It was always self-serve, and always my dinner

Mom loved taking me to dinner. What I loved was the humor that occurred at each meal. No matter what we enjoyed, Mom liked what I ordered better than what she ordered. I knew what I wanted when I walked in, but Mom was often undecided. Finally, she'd select something, but watch me enjoy my selection.

One time, we were seated at our favorite booth for lunch. Mom wanted something light, and ordered a tuna-salad sandwich. I had been doing construction work and was ready for a substantial meal. My selection was fried chicken, mashed potatoes and gravy, green beans with almonds, two rolls, a dish of apple sauce, and a giant soda.

As soon as the waitress set my plates down, Mom knew she had made a mistake ordering tuna salad. She enviously watched me enjoying my chicken.

"That looks so heavenly," she purred. "I wish I had ordered that."

"It isn't too late," I answered, looking around for the waitress.

"Oh, it is too much food," she insisted. "I couldn't eat all that."

I continued to eat. Mom continued to watch longingly. I cut the white meat off the bone very delicately, so the bone wouldn't slip off the plate and land on the floor. I wanted to pick up the hunk of chicken in my fingers; gnaw at it like a squirrel to get every last bit. But if I did that, I would hear in triplicate how unmannerly it was. "Your father wouldn't allow that at the table."

When Mom wasn't present, I still heard her voice. I understood, though. When a man has been a bachelor all his life, there is a temptation toward cave-man etiquette.

I continued enjoying the meal. A hand holding a spoon drifted across the center of the table, zeroing in on the dish of apple sauce, and scooped a spoonful. She loved it.

As I ate, the same hand, holding a fork this time, took some of the green beans with almonds and tasted them. Mom shrugged delightedly. "I must have this next time."

The white-meat chicken was moist and chewy. Mom looked at me curiously. "Is the chicken good?"

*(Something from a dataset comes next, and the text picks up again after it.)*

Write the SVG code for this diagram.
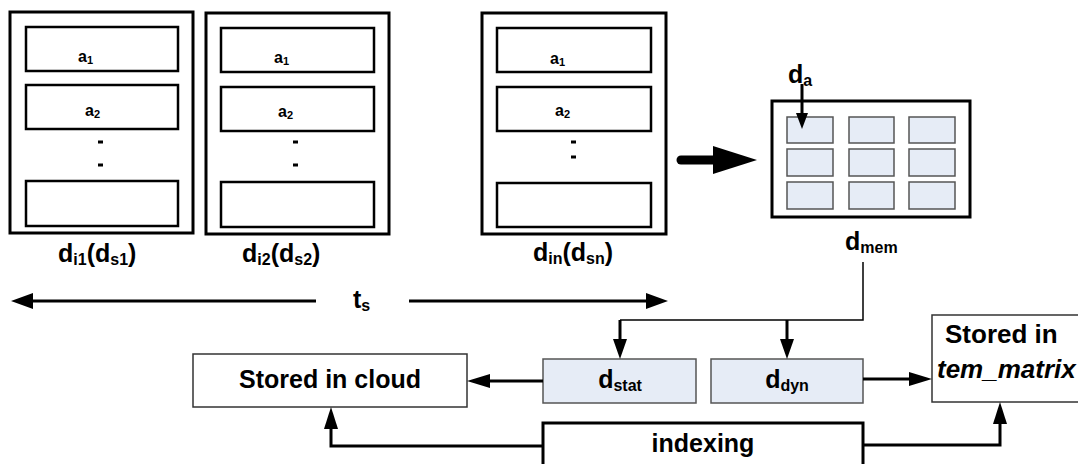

I couldn't stand the longing gazes. I divided everything and gave her half, and I ate what was left. Mom had eaten half of her sandwich, but lost interest in it. I had no interest in her tuna salad. Selections like that remind me too much of impoverished days long ago, when I made sandwiches from whatever I had and took them to work in a paper sack, along with chips, a cupcake, and bargain-basement cola.

I finished my meal. Mom was looking intently at me. "Did you have enough to eat?"

I was ready to burst out laughing. She had eaten half my lunch, yet asked me if I had had enough.

"We must have dessert," Mom insisted.

I nodded in agreement. I still had some room for it.

I ordered the hot fudge sundae with whipped cream and a cherry on top. It came in a tall parfait glass with a long spoon. Mom ordered a tiny dish of chocolate ice cream.

Soon she was watching what I was doing. She immediately ordered a long spoon, so she could attack the sundae on one side while I attacked it on the other. Again, I felt guilty.

We ordered an empty dish, and I gave her part of the sundae. She took the vanilla ice cream and chocolate sauce, but gave me back the whipped topping and the cherry - one gloppy spoonful at a time.

Several years ago, Mom got a box of candy as a gift, an assorted sampler. She removed the box top, removed the dark paper liner, and there were two layers of pieces, each enrobed in crinkly paper. But Mom didn't know what was inside each piece of candy.

Thus I would find a piece of candy, put back in its paper container, that had been bitten in half. The front-teeth slice though the caramel and nuts left a noticeable imprint. Mom complained there wasn't a chart that told what piece was what. So pieces containing caramel or licorice were tasted, and then abandoned.

Last Christmas, I got a very different present, a can of hard candy. But the can had already been opened, and half the hard candy was gone.

From the half-empty can I pulled a scribbled note. "Please forgive me for enjoying this. I haven't had these since I was 10 years old."

I burst out laughing. Mom was a very funny lady, but wasn't aware of it. The last time I laughed this hard was several years ago, when Mom mailed me a tiny sprig of a vinca plant in a manila envelope. I planted it in the front yard, gave it fertilizer and water, and it grew into a deep-green bush with purple flowers - after it had traveled for many miles without a pot, in a fistful of dry soil.